Lately I’ve been on a bit of a Spanish Civil War reading “kick”. I had been discussing the subject with a friend, and he asked a question that I realized was fairly fundamental to the history of the conflict- and I didn’t know the answer. And the answer I guessed was wrong. I decided I needed to read a bit more to fill in the gaps in my historical knowledge.
Of course, as a result of that, my interest spilled over into my hobby work, and I decided to build some aircraft used in the Spanish Civil War.
Two types immediately came to mind: Polikarpov’s diminutive I-16 fighter, and Messerschmitt’s Bf-109 series. (Here is the build report for the Bf-109B.)
I decided to build the I-16 flown by Frank Tinker, who was the leading American ace that flew for the Republican side. (You can read more about him here.) He flew the I-16 Type 5, which was one of the few variants of the fighter to have a sliding canopy. I considered the Eduard kit, as it is certainly the most detailed available on the market. However, they don’t make a Type 5 specifically. And while a conversion would not be difficult, the issue was solved when I found Hobbycraft’s Type 5 kit at a bargain basement price. While I knew their kit was not quite as detailed, my goal was more to build a simple model that tied in with my reading.
So Hobbycraft it was.
I knew the kit well- I’d built it before, and thoroughly enjoyed it.

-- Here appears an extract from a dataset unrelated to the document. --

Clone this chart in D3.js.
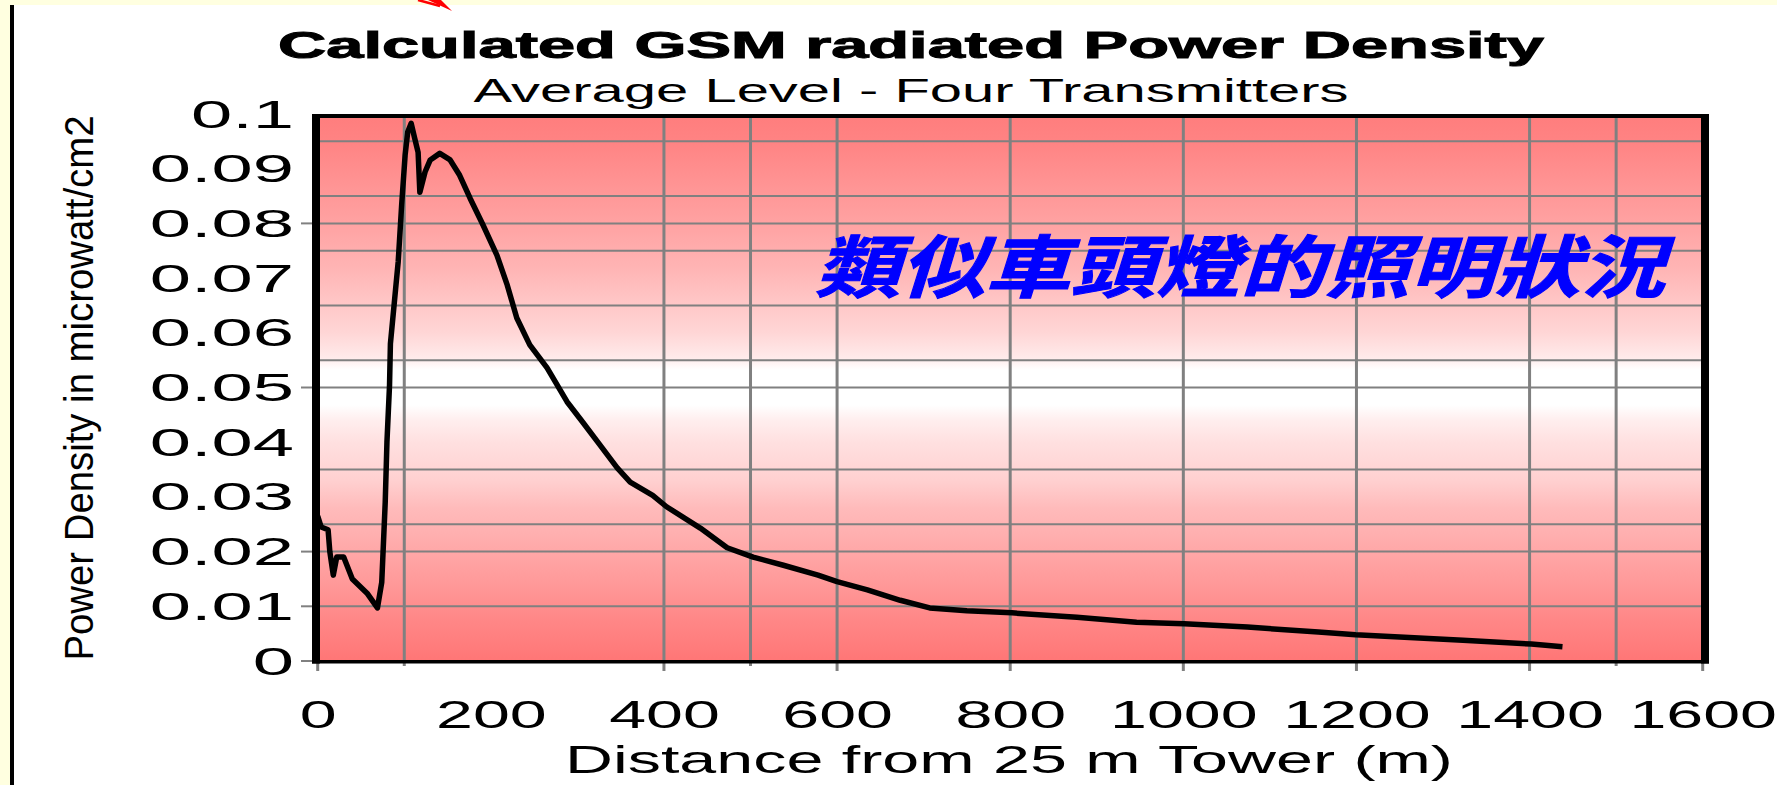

That was also a Spanish Civil War build, utilizing the Academy boxing of the Hobbycraft kit.
The cockpit on the kit is very, very simple. Plain floor, seat, stick, instrument panel, and rudder pedals. I opted for an aftermarket resin seat, as that is the only thing you can really see when you look in the cockpit opening.
Assembly was quick and painless. Everything fits. No drama at all.

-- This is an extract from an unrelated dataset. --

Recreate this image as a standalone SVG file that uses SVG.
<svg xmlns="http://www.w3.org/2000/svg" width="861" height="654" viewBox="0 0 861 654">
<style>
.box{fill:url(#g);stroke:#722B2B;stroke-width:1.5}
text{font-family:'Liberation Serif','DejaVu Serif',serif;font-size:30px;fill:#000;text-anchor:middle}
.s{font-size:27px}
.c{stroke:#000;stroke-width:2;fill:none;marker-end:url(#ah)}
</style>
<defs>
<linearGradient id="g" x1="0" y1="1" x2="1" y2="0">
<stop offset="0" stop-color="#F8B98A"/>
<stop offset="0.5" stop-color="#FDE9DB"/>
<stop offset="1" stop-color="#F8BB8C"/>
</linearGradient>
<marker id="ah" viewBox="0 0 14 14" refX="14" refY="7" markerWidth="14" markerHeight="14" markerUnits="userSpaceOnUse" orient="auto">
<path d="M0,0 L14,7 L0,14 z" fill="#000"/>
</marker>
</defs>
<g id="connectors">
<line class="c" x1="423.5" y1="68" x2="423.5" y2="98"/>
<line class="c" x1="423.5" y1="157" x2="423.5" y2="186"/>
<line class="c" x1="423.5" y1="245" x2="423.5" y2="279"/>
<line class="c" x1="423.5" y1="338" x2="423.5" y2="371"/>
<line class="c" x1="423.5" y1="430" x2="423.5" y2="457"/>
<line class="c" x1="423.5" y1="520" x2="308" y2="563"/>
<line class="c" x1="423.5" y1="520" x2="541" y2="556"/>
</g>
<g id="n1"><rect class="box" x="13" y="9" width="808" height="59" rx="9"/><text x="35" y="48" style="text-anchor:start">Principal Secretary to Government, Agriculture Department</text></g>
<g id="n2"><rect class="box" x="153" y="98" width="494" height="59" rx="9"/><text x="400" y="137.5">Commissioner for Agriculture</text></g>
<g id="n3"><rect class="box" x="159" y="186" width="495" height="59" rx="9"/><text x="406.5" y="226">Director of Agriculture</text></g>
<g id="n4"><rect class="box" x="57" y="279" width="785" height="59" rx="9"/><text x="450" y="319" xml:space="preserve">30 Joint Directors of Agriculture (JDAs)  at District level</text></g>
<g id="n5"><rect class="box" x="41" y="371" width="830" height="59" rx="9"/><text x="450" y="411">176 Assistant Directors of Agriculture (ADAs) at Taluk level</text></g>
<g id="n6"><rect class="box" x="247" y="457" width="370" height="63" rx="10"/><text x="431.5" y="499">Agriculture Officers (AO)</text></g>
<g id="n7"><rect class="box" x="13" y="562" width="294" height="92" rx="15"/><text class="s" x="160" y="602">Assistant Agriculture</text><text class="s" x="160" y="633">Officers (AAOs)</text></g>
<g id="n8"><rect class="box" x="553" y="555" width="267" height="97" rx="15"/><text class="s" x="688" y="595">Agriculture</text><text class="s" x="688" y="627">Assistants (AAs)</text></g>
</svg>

And there’s not much to paint. I painted the cowl black, masked off the metal strip, painted that, then masked it all off for the rest of the paint. Akan paints were used for the upper and lower colors. Once those were on, I masked and painted the red fuselage and wing bands. I also painted the rudder white, as I thought that would be a better background for the tricolor decals in case they had some transparency issues.
Once that was completed, on went a gloss coat, and a grand total of 4 decals. Two aircraft numbers on the fuselage sides, and two rudder decals. Simple enough.
Another coat of Future was applied, and then weathering commenced with post fading and shading, oil washes, and some pastel chalks.
The only real difficulty on the build- and it was a very minor one- was getting the landing gear struts in place. The instructions aren’t really clear on placement, and given the odd landing gear door arrangement, if you get the struts wrong, it can make gear door placement a bit difficult.
Of course, guess which route I found myself on?
Anyway, after pushing things around a bit to get them sorted out, I glued the gear doors on, the prop, and canopy, adding in the scope-like gunsight in the process. The canopy always looked a bit odd to me on this one- it slides forward. I’d actually wanted to close it up, but the fit was so poor in the closed position, I opted for the open look.
I was pretty happy with the result. It’s a neat little airplane, somewhat comical with it’s short, barrel like shape. I certainly recommend this kit to any level modeler.